Moment of Inertia of a Uniform Solid Cylinder about its Axis

The moment of inertia of a uniform solid cylinder about its axis is given by

$\bbox[15px, #e4e4e4, border: 2px solid #000000]{\boldsymbol {\displaystyle I=\frac{1}{2}M{{R}^{2}}}}$

Derivation

Let $M$ be the mass, $l$ be the length, and $R$ be the radius of a solid cylinder as shown in figure. We have to calculate the moment of inertia of this solid cylinder about its axis.

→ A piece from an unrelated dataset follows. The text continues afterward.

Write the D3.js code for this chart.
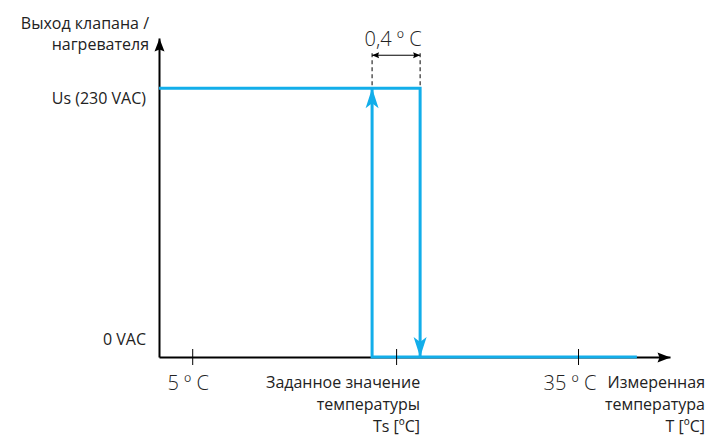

Moment of Inertia of a Solid Cylinder — Image Credit: © Briligence.com

Volume of the cylinder = $\pi R^2 l$ $\tag{i}$

Mass per unit volume of the cylinder,

\[
\rho = \frac{M}{\pi R^2 l} \tag{ii}
\]

Draw two cylindrical surfaces of radii $x$ and $(x + dx)$ coaxial with the given cylinder as shown in the figure. This part of the cylinder may be considered as a hollow cylinder of radius $x$ and thickness $dx$.

Area of cross section of the wall of this hollow cylinder $= 2 \pi x \, dx$.

Volume of material in this elementary hollow cylinder $= (2 \pi x \, dx) l$.

Mass of the elementary hollow cylinder

$\displaystyle m=(2\pi xdx)l\times \rho $

$\displaystyle m=(2\pi xdx)l\times \frac{M}{{\pi {{R}^{2}}l}}$

\[
m = \frac{2M}{R^2} x \, dx
\]

As the radius of this cylinder is $x$, the moment of inertia of the elementary cylinder about the given axis is

$ \displaystyle dI=m{{x}^{2}}=\frac{{2M}}{{{{R}^{2}}}}xdx\times {{x}^{2}}$

$ \displaystyle dl=\frac{{2M}}{{{{R}^{2}}}}{{x}^{3}}dx$

Therefore, the moment of inertia of the solid cylinder about the given axis is

$ \displaystyle \begin{array}{l}I=\int_{0}^{R}{{\dfrac{{2M}}{{{{R}^{2}}}}}}{{x}^{3}}dx\\I=\dfrac{{2M}}{{{{R}^{2}}}}\int_{0}^{R}{{{{x}^{3}}}}dx\\I=\dfrac{{2M}}{{{{R}^{2}}}}\left[ {\dfrac{{{{x}^{4}}}}{4}} \right]_{0}^{R}\end{array}$

\[
I = \frac{2M}{R^2} \times \frac{R^4}{4} = \frac{MR^2}{2}
\]

$\displaystyle I=\frac{1}{2}M{{R}^{2}}$

Note that this formula for $I$ does not depend upon the length of the cylinder.

Further, the expression for the moment of inertia of a solid cylinder about its axis is the same as the moment of inertia of a uniform circular disc about an axis passing through the center of the disc and perpendicular to its plane. It is due the fact that a solid cylinder is made up of a number of uniform circular discs placed one over the other.